# Ys: Do you know the name Adol Christin?



## Atem (Jun 25, 2017)

​
The journey of one soulless ginger to stab everything in existence at least once. Also, high adventure.

Welcome to the world of Ys. The only place where the difficulty curve would make From Soft weep with impunity. Starring, Adol Christin destroyer of worlds, who is possibly related to Gordon Freeman. Our mute hero is joined by his boyfriend Dogi. As they make an effort to destroy every seafaring vessel imaginable.

Chronologically, the series is as follows:

1) Ys: Origin
2) Ys I: Ancient Ys Vanished - Omen
3) Ys II: Ancient Ys Vanished - The Final Chapter
4) Ys: Memories of Celceta
5) Ys: The Oath in Felghana
6) Ys: The Ark of Napishtim
7) Ys V: Kefin, the Lost City of Sand
8) Ys: Lacrimosa of Dana
9) Ys VII

Besides its difficulty, the series is known for its fast pace and incredible soundtrack. While it is a JRPG, and has RPG mechanics it focuses on real time combat over turn based combat.

As for a taste of what to expect.

Reactions: Like 1 | Funny 1


----------



## Gino (Jun 25, 2017)

A protagnist who knows how to get the women and get shit done.


----------



## Monna (Jun 25, 2017)

Soma Cruz said:


> Do you know the name Adol Christin?


Never heard of the guy.


----------



## Atem (Aug 6, 2017)

Toshihiro Kondo Ponders the Next Ys Game - Will it be Ys IX, a Remake, or... Ys Warriors? | RPG Site

Also, next Ys game is going to likely be set in the North Pole.

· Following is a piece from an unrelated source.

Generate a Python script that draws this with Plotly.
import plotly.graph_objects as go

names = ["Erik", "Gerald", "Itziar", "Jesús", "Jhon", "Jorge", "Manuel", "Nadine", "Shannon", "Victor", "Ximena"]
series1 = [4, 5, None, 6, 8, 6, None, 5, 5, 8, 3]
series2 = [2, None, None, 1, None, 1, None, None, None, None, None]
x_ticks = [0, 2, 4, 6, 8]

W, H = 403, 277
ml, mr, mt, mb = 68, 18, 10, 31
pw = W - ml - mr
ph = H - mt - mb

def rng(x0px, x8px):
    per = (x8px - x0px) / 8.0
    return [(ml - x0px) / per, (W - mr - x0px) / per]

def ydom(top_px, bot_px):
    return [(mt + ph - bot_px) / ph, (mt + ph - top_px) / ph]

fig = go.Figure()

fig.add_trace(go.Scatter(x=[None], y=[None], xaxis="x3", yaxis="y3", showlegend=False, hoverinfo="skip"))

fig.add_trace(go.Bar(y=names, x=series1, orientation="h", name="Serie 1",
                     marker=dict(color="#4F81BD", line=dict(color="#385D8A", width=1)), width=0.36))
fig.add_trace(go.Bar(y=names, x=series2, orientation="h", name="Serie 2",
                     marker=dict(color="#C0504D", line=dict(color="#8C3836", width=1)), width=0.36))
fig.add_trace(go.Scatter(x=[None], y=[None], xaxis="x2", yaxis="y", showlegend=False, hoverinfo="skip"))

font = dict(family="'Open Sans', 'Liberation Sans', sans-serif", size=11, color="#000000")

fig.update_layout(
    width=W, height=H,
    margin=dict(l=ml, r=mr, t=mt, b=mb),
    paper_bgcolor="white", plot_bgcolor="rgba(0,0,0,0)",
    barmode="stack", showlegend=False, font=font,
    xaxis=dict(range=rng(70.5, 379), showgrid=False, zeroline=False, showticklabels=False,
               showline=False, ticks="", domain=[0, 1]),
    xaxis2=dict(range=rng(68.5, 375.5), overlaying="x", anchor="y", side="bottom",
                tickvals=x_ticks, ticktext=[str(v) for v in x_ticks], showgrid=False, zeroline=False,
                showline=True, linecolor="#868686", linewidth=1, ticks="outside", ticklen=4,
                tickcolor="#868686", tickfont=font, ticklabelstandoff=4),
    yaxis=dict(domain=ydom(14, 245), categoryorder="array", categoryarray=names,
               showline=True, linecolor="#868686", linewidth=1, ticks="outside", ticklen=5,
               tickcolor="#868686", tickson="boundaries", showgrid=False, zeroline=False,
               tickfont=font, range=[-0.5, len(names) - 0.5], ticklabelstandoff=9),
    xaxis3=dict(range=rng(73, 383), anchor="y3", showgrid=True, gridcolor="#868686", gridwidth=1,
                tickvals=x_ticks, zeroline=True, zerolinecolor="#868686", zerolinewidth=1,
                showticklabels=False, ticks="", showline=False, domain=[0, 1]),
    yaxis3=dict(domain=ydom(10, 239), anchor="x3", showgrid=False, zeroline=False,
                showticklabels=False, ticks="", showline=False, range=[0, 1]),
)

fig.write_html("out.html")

We also learn Adol has a son, and the adventure will involve the both of them.


----------



## Nep Nep (Aug 6, 2017)

I played memories of Celceta, that's the only one though as of now. 

Also in Nep games the character that represents Falcom is heavily based on Adol.


----------



## Atem (Aug 6, 2017)

Nep Nep said:


> I played memories of Celceta, that's the only one though as of now.
> 
> Also in Nep games the character that represents Falcom is heavily based on Adol.



>checks that out
>it's a woman

I guess Adol Christin had a daughter too.


----------



## Nep Nep (Aug 6, 2017)

Soma Cruz said:


> >checks that out
> >it's a woman
> 
> I guess Adol Christin had a daughter too.

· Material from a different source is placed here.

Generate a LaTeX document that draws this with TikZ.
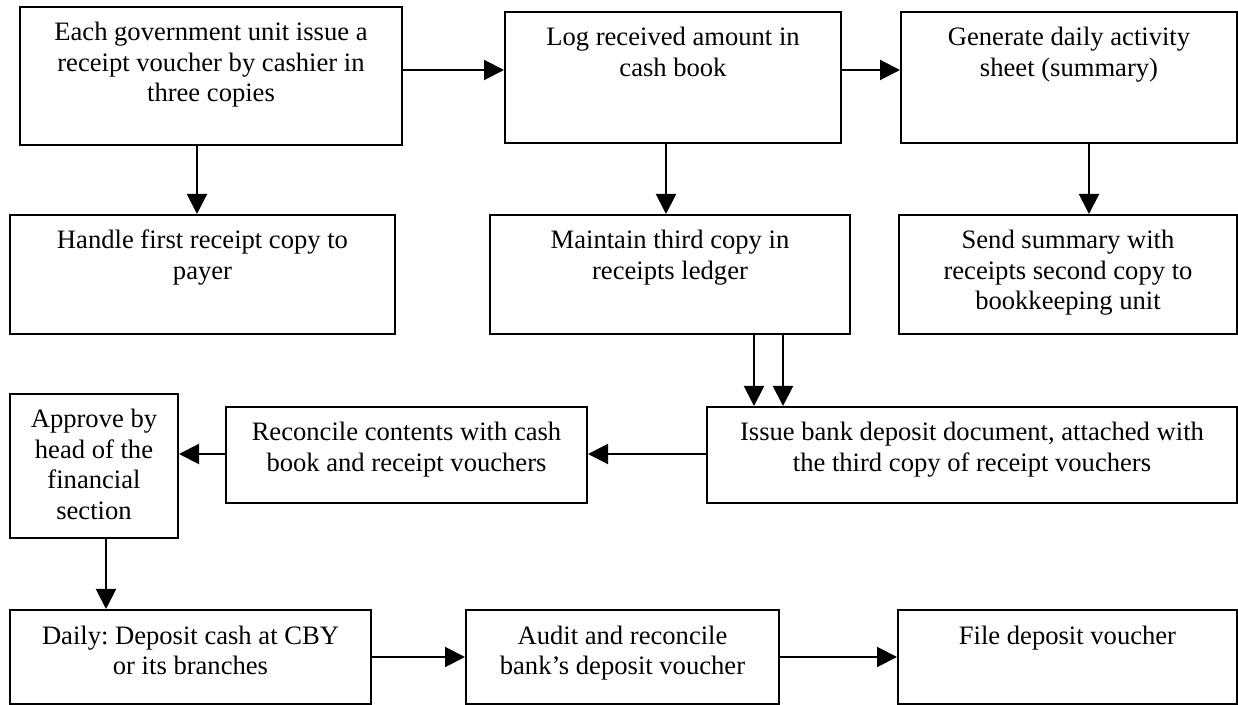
\documentclass[tikz,border=0pt]{standalone}
\usepackage{fontspec}
\setmainfont{Liberation Serif}
\usetikzlibrary{arrows.meta}
\frenchspacing
\newlength\pxu
\setlength\pxu{0.5pt}
% box content: width, height (in px units), top-aligned centred lines
\newcommand\boxtxt[3]{\parbox[c][#2\pxu][t]{#1\pxu}{\centering\rule{0pt}{17pt}#3}}
\begin{document}
\begin{tikzpicture}[x=0.5pt,y=-0.5pt,
  stepbox/.style={draw,line width=1pt,inner sep=0pt,anchor=north west,
    font=\fontsize{13.3pt}{15.25pt}\selectfont},
  arr/.style={line width=1pt,-{Triangle[length=10pt,width=10pt]}}]
\useasboundingbox (0,0) rectangle (1238,705);

% top row
\node[stepbox] (b1) at (19,6) {\boxtxt{382}{138}{Each government unit issue a\\receipt voucher by cashier in\\three copies}};
\node[stepbox] (b2) at (504,11) {\boxtxt{336}{131}{Log received amount in\\cash book}};
\node[stepbox] (b3) at (900,11) {\boxtxt{336}{131}{Generate daily activity\\sheet (summary)}};

% second row
\node[stepbox] (b4) at (9,214) {\boxtxt{385}{119}{Handle first receipt copy to\\payer}};
\node[stepbox] (b5) at (489,214) {\boxtxt{360}{119}{Maintain third copy in\\receipts ledger}};
\node[stepbox] (b6) at (898,214) {\boxtxt{338}{119}{Send summary with\\receipts second copy to\\bookkeeping unit}};

% third row
\node[stepbox] (b7) at (9,393) {\boxtxt{168}{144}{Approve by\\head of the\\financial\\section}};
\node[stepbox] (b8) at (225,406) {\boxtxt{361}{96}{Reconcile contents with cash\\book and receipt vouchers}};
\node[stepbox] (b9) at (706,406) {\boxtxt{530}{96}{Issue bank deposit document, attached with\\the third copy of receipt vouchers}};

% bottom row
\node[stepbox] (b10) at (9,609) {\boxtxt{361}{94}{Daily: Deposit cash at CBY\\or its branches}};
\node[stepbox] (b11) at (465,609) {\boxtxt{313}{94}{Audit and reconcile\\bank’s deposit voucher}};
\node[stepbox] (b12) at (897,609) {\boxtxt{339}{94}{File deposit voucher}};

% guide coordinates for connector positions
\coordinate (ytop) at (0,70);
\coordinate (ymid) at (0,454);
\coordinate (xa) at (197,0);
\coordinate (xb) at (666,0);
\coordinate (xc) at (1089,0);
\coordinate (xd) at (754,0);
\coordinate (xe) at (783,0);
\coordinate (xf) at (106,0);

\draw[arr] (b1.east |- ytop) -- (b2.west |- ytop);
\draw[arr] (b2.east |- ytop) -- (b3.west |- ytop);
\draw[arr] (b1.south -| xa) -- (b4.north -| xa);
\draw[arr] (b2.south -| xb) -- (b5.north -| xb);
\draw[arr] (b3.south -| xc) -- (b6.north -| xc);
\draw[arr] (b5.south -| xd) -- (b9.north -| xd);
\draw[arr] (b5.south -| xe) -- (b9.north -| xe);
\draw[arr] (b9.west |- ymid) -- (b8.east |- ymid);
\draw[arr] (b8.west |- ymid) -- (b7.east |- ymid);
\draw[arr] (b7.south -| xf) -- (b10.north -| xf);
\draw[arr] (b10.east) -- (b11.west);
\draw[arr] (b11.east) -- (b12.west);
\end{tikzpicture}
\end{document}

Every character in Neptunia is female. 

She's both a representation of Falcom (duh name's Falcom) and one of their most iconic characters Adol. 

In fact she references Dogi and the forest in celceta in one of the games.


----------



## Atem (Aug 6, 2017)

Nep Nep said:


> Every character in Neptunia is female.
> 
> She's both a representation of Falcom (duh name's Falcom) and one of their most iconic characters Adol.
> 
> In fact she references Dogi and the forest in celceta in one of the games.



I will go with daughter.


----------



## LegendarySaiyan (Aug 6, 2017)

My very first game I played and owned in my life was Ys - The Vanished Omens on Sega Master System  I have completed many others from the franchise after that, but that game will have a special place in my heart.


----------



## Atem (Oct 12, 2017)




----------



## Atem (Oct 12, 2017)

Also, Lacrimosa of Dana around the corner. I can hardly wait for that on PC.


----------